I am a big, big fan of this movie and I truly hope Scott continues this story. Many people dismissed this score because of the Goldsmith quotes, but Jed Kurzel’s original material is excellent. From the serene, classically orchestral “Sails” to the unnerving and unrelenting synth beats that build and build in “The Med Bay”, his music fits this movie like a glove. It also contains some nice homages to Jerry’s music. And “Cargo Lift” is superb action writing.

Star Wars:The Last Jedi:

-Main Title and Escape
-The Fathiers
-The Resistance is Reborn
-“Chrome Dome”
-A New Alliance
-Holdo's Resolve
-The Battle of Crait
-The Spark (awesome)
-The Last Jedi
-Finale

I’m still familiarizing myself with this one, but I really liked what I heard in the theatre, and yes, I enjoyed the film despite a few very weird moments. Probably my favorite moment in the score (and film) is the build-up to Luke walking out and facing down the First Order (The Spark). Williams really knows how to build up to a big moment like that and maximize my excitement. Another moments that almost moved me to tears was hearing the original Tie-Fighter music in “The Battle of Crait”. I wasn’t expecting that and it brought a huge smile to my face. And it went beyond a simple needle-drop, he really weaves it in with the new material quite nicely.
That moment overshadowed any of my problems with the rest of the film.

Dunkirk:

-The Mole
-The Oil
-Supermarine
-End Titles

Saw this one with my folks on opening night in 70mm. That was an experience. You could cut the tension in that theatre with a knife, and Zimmer’s score was a big part of that.

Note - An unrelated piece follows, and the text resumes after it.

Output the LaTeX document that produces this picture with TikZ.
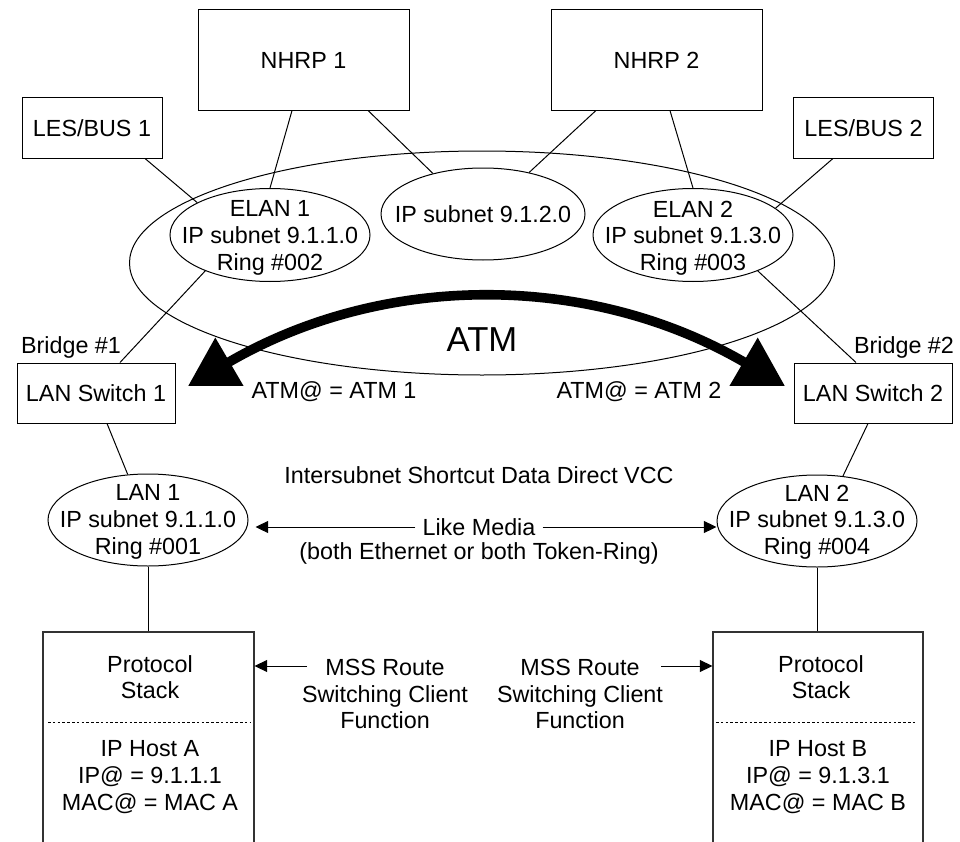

The ambient stuff is great, really illustrating the nightmarish reality of those poor souls stuck on that beach. The action stuff is my favorite part though. There is a moment in “The Oil” that was such a good payoff after all that buildup - all seems lost and the music is at a fever pitch - then Hardy’s plane swoops into the frame to save the day and Zimmer lays down the most satisfying synth line at that moment. The audience cheered, and again I had a big dumb grin on my face. Unfortunately I think the film version is a little different than what’s on the CD. Great cue regardless.

I also really liked the “Logan” score but I haven’t picked that up yet. I really liked that ominous pitch-bend thing he used for the bad guys.